_COLLECTED MATERIAL_
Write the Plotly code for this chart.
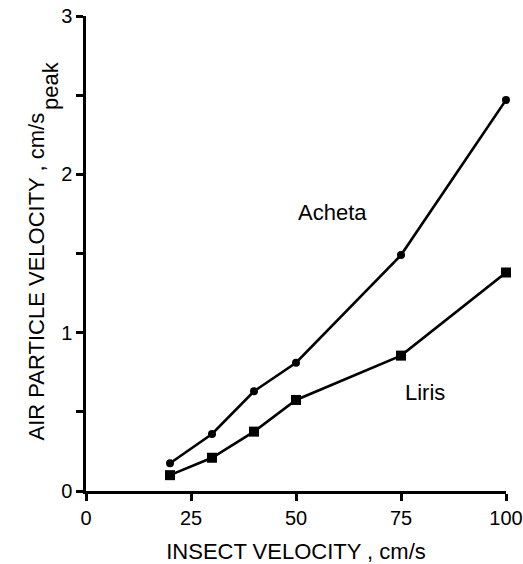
import plotly.graph_objects as go

# Data
insect_velocity = [20, 30, 40, 50, 75, 100]
acheta = [0.175, 0.36, 0.63, 0.81, 1.49, 2.47]
liris = [0.10, 0.21, 0.375, 0.575, 0.855, 1.38]

x_tickvals = [0, 25, 50, 75, 100]
x_ticktext = ["0", "25", "50", "75", "100"]
y_tickvals = [0, 1, 2, 3]
y_ticktext = ["0", "1", "2", "3"]

FONT = "Liberation Sans, Arial, sans-serif"

fig = go.Figure()
fig.add_trace(go.Scatter(
    x=insect_velocity, y=acheta, mode="lines+markers",
    line=dict(color="black", width=2.6),
    marker=dict(symbol="circle", size=8, color="black"),
    name="Acheta", showlegend=False, cliponaxis=False,
))
fig.add_trace(go.Scatter(
    x=insect_velocity, y=liris, mode="lines+markers",
    line=dict(color="black", width=2.6),
    marker=dict(symbol="square", size=10, color="black"),
    name="Liris", showlegend=False, cliponaxis=False,
))

fig.add_annotation(x=58.8, y=1.756, text="Acheta", showarrow=False,
                   font=dict(family=FONT, size=22, color="black"))
fig.add_annotation(x=80.6, y=0.62, text="Liris", showarrow=False,
                   font=dict(family=FONT, size=22, color="black"))

# y-axis title with a full-size, offset "peak" subscript
fig.add_annotation(xref="paper", yref="paper", x=-0.1167, y=0.4516,
                   xanchor="center", yanchor="middle",
                   text="AIR PARTICLE VELOCITY , cm/s", textangle=-90,
                   showarrow=False, font=dict(family=FONT, size=22, color="black"))
fig.add_annotation(xref="paper", yref="paper", x=-0.0857, y=0.8526,
                   xanchor="center", yanchor="middle",
                   text="peak", textangle=-90,
                   showarrow=False, font=dict(family=FONT, size=22, color="black"))

axis_common = dict(
    showgrid=False, zeroline=False, automargin=False,
    showline=True, linecolor="black", linewidth=2.5,
    ticks="outside", ticklen=7, tickwidth=2.5, tickcolor="black",
    tickfont=dict(family=FONT, size=20),
)

fig.update_layout(
    width=523, height=564,
    margin=dict(l=86, r=17, t=16, b=73, autoexpand=False),
    paper_bgcolor="white", plot_bgcolor="white",
    font=dict(family=FONT, color="black"),
    xaxis=dict(
        range=[0, 100], tickvals=x_tickvals, ticktext=x_ticktext,
        title=dict(text="INSECT VELOCITY , cm/s", font=dict(family=FONT, size=22), standoff=18),
        **axis_common,
    ),
    yaxis=dict(
        range=[0, 3], tickvals=y_tickvals, ticktext=y_ticktext,
        minor=dict(ticks="outside", ticklen=7, tickwidth=2.5, tickcolor="black",
                   dtick=0.5, showgrid=False),
        **axis_common,
    ),
)

fig.write_html("out.html")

_TASK PROMPT_
Reproduce each line word for word and drop the pictures.

_TASK RESPONSE_
Write the Plotly code for this chart.
import plotly.graph_objects as go

# Data
insect_velocity = [20, 30, 40, 50, 75, 100]
acheta = [0.175, 0.36, 0.63, 0.81, 1.49, 2.47]
liris = [0.10, 0.21, 0.375, 0.575, 0.855, 1.38]

x_tickvals = [0, 25, 50, 75, 100]
x_ticktext = ["0", "25", "50", "75", "100"]
y_tickvals = [0, 1, 2, 3]
y_ticktext = ["0", "1", "2", "3"]

FONT = "Liberation Sans, Arial, sans-serif"

fig = go.Figure()
fig.add_trace(go.Scatter(
    x=insect_velocity, y=acheta, mode="lines+markers",
    line=dict(color="black", width=2.6),
    marker=dict(symbol="circle", size=8, color="black"),
    name="Acheta", showlegend=False, cliponaxis=False,
))
fig.add_trace(go.Scatter(
    x=insect_velocity, y=liris, mode="lines+markers",
    line=dict(color="black", width=2.6),
    marker=dict(symbol="square", size=10, color="black"),
    name="Liris", showlegend=False, cliponaxis=False,
))

fig.add_annotation(x=58.8, y=1.756, text="Acheta", showarrow=False,
                   font=dict(family=FONT, size=22, color="black"))
fig.add_annotation(x=80.6, y=0.62, text="Liris", showarrow=False,
                   font=dict(family=FONT, size=22, color="black"))

# y-axis title with a full-size, offset "peak" subscript
fig.add_annotation(xref="paper", yref="paper", x=-0.1167, y=0.4516,
                   xanchor="center", yanchor="middle",
                   text="AIR PARTICLE VELOCITY , cm/s", textangle=-90,
                   showarrow=False, font=dict(family=FONT, size=22, color="black"))
fig.add_annotation(xref="paper", yref="paper", x=-0.0857, y=0.8526,
                   xanchor="center", yanchor="middle",
                   text="peak", textangle=-90,
                   showarrow=False, font=dict(family=FONT, size=22, color="black"))

axis_common = dict(
    showgrid=False, zeroline=False, automargin=False,
    showline=True, linecolor="black", linewidth=2.5,
    ticks="outside", ticklen=7, tickwidth=2.5, tickcolor="black",
    tickfont=dict(family=FONT, size=20),
)

fig.update_layout(
    width=523, height=564,
    margin=dict(l=86, r=17, t=16, b=73, autoexpand=False),
    paper_bgcolor="white", plot_bgcolor="white",
    font=dict(family=FONT, color="black"),
    xaxis=dict(
        range=[0, 100], tickvals=x_tickvals, ticktext=x_ticktext,
        title=dict(text="INSECT VELOCITY , cm/s", font=dict(family=FONT, size=22), standoff=18),
        **axis_common,
    ),
    yaxis=dict(
        range=[0, 3], tickvals=y_tickvals, ticktext=y_ticktext,
        minor=dict(ticks="outside", ticklen=7, tickwidth=2.5, tickcolor="black",
                   dtick=0.5, showgrid=False),
        **axis_common,
    ),
)

fig.write_html("out.html")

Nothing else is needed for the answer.